Pick out all lines with the word "draw" from the records that follow.

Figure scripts
— begin —

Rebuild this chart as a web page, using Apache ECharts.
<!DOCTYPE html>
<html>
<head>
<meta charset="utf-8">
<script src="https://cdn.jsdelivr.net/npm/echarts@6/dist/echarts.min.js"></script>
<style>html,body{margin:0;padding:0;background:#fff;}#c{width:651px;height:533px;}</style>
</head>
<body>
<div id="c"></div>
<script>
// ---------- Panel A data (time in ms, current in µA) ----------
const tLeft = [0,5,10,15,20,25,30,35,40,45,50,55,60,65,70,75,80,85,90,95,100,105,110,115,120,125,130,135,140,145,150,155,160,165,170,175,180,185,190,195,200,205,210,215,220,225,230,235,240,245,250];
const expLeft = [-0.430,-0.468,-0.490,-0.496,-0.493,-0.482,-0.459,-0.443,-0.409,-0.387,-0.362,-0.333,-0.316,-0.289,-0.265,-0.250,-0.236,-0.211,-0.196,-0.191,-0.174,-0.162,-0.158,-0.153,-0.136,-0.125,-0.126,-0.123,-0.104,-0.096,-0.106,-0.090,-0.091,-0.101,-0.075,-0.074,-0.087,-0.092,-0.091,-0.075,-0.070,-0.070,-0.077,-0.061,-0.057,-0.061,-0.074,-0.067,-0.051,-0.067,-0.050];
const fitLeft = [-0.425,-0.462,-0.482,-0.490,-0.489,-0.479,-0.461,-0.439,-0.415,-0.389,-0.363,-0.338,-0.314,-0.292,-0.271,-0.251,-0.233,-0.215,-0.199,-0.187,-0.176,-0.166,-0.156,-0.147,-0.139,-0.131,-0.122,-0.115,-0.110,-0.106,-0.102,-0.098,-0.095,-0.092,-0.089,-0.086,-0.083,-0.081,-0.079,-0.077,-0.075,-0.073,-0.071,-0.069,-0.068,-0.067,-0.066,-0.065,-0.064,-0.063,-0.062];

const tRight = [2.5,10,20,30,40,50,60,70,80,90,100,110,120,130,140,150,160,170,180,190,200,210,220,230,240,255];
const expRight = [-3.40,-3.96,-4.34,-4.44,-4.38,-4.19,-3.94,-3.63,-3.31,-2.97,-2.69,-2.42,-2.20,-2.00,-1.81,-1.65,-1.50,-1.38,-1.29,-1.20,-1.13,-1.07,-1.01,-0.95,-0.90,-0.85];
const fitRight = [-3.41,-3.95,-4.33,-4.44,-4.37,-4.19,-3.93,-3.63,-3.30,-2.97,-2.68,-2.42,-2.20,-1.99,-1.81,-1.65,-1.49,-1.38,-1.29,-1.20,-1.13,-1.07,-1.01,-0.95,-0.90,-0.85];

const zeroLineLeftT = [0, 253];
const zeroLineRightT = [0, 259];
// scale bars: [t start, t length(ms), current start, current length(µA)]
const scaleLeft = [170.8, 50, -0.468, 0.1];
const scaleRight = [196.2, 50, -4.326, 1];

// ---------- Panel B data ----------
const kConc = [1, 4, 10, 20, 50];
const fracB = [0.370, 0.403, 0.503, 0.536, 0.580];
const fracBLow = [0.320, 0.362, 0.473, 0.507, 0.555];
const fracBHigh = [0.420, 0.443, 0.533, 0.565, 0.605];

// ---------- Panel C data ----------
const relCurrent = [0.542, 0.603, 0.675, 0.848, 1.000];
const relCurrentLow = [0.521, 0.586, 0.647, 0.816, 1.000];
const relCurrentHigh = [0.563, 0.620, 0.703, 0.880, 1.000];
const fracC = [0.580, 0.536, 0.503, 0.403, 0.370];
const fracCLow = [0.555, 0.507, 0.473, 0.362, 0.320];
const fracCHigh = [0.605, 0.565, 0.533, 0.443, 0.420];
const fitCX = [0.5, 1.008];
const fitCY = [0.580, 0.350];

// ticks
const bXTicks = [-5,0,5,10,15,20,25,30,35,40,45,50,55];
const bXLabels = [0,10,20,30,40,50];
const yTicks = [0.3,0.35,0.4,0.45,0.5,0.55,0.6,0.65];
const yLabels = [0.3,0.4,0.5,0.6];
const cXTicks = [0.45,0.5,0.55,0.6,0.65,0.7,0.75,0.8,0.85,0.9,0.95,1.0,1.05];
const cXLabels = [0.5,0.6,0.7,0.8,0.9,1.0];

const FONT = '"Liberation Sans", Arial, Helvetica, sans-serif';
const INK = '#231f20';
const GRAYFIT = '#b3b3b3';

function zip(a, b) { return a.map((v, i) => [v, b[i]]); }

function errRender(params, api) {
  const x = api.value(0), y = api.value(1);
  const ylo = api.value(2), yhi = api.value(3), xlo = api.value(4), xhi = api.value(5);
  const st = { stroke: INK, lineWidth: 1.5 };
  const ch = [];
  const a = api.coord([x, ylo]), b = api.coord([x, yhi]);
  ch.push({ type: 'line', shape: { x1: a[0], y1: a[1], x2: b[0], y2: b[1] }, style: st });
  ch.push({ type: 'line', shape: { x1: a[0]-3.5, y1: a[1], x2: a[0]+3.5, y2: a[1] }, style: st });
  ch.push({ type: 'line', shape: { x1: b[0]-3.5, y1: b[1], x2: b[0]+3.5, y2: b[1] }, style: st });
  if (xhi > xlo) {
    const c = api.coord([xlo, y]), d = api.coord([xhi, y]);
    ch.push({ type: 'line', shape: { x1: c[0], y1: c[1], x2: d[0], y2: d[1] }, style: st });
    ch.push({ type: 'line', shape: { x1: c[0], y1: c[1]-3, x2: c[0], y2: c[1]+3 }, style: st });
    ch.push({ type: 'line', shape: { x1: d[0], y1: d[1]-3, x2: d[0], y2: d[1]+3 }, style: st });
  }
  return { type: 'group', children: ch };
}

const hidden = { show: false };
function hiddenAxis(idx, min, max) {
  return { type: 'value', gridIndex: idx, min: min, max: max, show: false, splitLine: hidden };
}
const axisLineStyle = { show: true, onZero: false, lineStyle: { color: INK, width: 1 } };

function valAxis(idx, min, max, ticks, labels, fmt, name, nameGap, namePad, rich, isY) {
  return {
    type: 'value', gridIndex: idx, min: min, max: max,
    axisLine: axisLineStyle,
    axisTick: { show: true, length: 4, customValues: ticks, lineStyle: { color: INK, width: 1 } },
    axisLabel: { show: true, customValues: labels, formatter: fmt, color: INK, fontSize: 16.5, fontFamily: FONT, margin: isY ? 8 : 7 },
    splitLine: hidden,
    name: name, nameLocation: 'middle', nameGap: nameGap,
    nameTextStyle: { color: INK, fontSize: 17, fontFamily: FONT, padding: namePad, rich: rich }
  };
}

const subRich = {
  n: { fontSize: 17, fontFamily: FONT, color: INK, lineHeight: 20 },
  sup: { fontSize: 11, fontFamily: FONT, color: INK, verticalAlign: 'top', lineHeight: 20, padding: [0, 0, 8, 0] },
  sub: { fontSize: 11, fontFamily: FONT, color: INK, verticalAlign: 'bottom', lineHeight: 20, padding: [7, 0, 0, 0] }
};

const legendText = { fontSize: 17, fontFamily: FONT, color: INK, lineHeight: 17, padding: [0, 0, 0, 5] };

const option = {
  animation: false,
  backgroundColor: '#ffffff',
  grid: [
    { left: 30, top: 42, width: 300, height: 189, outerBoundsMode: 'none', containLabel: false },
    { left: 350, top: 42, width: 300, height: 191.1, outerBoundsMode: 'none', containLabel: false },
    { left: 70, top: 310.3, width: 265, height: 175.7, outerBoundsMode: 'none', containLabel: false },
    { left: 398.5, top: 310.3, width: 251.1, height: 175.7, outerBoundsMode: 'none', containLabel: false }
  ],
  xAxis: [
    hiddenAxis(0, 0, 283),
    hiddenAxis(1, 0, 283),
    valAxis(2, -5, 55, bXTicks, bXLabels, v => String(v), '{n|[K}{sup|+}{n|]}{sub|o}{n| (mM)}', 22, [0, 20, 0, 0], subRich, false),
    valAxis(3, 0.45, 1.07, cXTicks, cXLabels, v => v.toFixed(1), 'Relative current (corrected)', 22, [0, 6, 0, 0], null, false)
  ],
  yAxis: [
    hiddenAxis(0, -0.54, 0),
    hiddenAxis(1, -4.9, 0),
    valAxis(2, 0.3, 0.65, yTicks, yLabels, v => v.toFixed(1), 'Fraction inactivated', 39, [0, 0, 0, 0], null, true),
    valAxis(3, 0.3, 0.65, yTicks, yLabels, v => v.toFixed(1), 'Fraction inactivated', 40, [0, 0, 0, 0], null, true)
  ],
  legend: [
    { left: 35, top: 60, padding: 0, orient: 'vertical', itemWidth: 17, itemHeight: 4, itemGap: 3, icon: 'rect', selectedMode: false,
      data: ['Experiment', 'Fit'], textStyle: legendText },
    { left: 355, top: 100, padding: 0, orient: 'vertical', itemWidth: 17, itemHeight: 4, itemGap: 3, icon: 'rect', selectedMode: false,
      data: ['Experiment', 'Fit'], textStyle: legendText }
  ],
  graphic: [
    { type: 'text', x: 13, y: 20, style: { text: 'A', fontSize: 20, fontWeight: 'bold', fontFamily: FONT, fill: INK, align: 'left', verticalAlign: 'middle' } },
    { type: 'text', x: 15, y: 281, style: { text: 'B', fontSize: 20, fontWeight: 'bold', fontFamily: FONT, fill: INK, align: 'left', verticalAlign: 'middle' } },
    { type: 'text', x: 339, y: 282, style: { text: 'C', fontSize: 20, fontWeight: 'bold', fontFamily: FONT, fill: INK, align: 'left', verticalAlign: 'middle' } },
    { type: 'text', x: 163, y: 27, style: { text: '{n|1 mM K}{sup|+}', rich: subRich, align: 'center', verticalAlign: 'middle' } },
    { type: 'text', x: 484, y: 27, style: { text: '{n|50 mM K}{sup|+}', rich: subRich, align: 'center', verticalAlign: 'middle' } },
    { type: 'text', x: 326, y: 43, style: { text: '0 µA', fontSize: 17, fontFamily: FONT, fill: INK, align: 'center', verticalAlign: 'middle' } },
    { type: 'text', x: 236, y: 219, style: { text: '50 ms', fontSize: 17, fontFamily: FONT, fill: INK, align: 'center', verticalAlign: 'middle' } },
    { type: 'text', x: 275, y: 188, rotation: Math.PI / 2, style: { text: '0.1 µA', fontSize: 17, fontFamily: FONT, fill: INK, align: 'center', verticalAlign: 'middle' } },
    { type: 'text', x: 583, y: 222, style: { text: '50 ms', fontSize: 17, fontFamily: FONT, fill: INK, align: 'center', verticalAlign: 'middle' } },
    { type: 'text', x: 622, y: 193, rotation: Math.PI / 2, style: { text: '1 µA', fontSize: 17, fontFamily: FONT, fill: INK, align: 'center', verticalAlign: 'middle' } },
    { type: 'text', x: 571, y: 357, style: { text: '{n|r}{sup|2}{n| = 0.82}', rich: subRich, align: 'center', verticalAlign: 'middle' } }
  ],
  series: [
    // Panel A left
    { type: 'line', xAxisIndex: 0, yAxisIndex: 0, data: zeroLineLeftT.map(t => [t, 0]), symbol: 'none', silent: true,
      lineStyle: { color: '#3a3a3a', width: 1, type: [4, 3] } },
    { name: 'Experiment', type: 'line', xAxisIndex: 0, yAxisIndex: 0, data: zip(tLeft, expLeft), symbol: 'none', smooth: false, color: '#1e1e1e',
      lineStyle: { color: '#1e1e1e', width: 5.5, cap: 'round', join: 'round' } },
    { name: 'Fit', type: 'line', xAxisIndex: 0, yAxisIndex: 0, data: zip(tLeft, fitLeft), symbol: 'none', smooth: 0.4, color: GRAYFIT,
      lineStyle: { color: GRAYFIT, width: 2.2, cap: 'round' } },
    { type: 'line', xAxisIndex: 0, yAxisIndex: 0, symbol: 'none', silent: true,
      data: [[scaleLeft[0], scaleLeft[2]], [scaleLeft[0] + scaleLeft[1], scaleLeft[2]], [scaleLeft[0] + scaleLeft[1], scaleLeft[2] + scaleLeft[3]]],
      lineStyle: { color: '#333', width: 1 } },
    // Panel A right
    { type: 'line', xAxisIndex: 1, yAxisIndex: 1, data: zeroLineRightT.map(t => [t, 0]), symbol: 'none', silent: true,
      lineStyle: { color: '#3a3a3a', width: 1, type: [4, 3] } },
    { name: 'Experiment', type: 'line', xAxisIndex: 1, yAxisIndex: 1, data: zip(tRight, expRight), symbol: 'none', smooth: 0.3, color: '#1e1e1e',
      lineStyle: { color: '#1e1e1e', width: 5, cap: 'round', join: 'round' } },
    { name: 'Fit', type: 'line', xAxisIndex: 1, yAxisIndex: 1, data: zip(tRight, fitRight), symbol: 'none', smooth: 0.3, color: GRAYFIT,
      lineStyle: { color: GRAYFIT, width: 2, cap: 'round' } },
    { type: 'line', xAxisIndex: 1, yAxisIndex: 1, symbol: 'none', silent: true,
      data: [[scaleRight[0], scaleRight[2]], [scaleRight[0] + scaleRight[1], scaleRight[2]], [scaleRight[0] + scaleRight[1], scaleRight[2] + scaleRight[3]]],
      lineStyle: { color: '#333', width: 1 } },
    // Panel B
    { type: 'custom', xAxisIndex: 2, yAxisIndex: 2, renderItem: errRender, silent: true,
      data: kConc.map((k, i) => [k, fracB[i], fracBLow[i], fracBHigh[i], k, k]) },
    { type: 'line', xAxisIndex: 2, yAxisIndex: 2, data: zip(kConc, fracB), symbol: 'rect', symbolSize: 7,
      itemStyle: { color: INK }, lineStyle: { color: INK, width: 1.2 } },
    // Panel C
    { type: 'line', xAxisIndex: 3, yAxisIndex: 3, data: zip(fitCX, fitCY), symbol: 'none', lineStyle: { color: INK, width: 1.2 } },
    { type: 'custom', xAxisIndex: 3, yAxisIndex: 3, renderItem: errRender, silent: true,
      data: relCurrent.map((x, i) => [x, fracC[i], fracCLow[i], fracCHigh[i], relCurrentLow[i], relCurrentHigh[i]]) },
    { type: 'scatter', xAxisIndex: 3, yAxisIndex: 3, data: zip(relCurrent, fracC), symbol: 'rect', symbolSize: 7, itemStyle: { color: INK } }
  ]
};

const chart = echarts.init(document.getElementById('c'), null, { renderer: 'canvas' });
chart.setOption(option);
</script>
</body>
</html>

— end —
— begin —

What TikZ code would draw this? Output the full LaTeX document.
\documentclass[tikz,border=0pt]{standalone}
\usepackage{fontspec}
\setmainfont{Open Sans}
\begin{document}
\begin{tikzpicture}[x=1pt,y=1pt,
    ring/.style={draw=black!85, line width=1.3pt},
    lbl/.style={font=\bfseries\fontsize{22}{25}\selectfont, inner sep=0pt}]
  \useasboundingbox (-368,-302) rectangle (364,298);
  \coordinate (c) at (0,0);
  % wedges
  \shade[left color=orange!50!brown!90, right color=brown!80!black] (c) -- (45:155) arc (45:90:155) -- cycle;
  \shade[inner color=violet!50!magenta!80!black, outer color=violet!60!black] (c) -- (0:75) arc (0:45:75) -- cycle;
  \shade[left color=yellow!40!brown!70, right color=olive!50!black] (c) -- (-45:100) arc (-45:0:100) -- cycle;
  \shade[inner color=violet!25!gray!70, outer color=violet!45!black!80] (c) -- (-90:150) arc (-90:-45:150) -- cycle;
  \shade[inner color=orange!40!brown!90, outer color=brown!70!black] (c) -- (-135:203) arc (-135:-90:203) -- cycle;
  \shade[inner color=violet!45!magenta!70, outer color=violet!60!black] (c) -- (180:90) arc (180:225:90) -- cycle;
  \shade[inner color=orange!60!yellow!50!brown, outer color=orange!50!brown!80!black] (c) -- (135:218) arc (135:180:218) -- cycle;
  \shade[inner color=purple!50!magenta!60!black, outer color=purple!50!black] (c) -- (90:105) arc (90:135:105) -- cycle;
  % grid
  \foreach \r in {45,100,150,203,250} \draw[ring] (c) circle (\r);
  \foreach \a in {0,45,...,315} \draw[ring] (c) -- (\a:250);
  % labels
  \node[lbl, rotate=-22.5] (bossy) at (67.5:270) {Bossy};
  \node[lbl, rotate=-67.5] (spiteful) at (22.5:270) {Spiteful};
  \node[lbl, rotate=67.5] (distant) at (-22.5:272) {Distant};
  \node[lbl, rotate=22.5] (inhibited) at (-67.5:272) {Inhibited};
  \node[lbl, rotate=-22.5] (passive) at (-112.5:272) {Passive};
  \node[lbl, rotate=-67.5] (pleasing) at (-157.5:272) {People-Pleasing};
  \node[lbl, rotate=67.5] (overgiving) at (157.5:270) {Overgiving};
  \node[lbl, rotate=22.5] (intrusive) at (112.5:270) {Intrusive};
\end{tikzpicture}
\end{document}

— end —

## WORKED SOLUTION
What TikZ code would draw this? Output the full LaTeX document.
    ring/.style={draw=black!85, line width=1.3pt},
  \foreach \r in {45,100,150,203,250} \draw[ring] (c) circle (\r);
  \foreach \a in {0,45,...,315} \draw[ring] (c) -- (\a:250);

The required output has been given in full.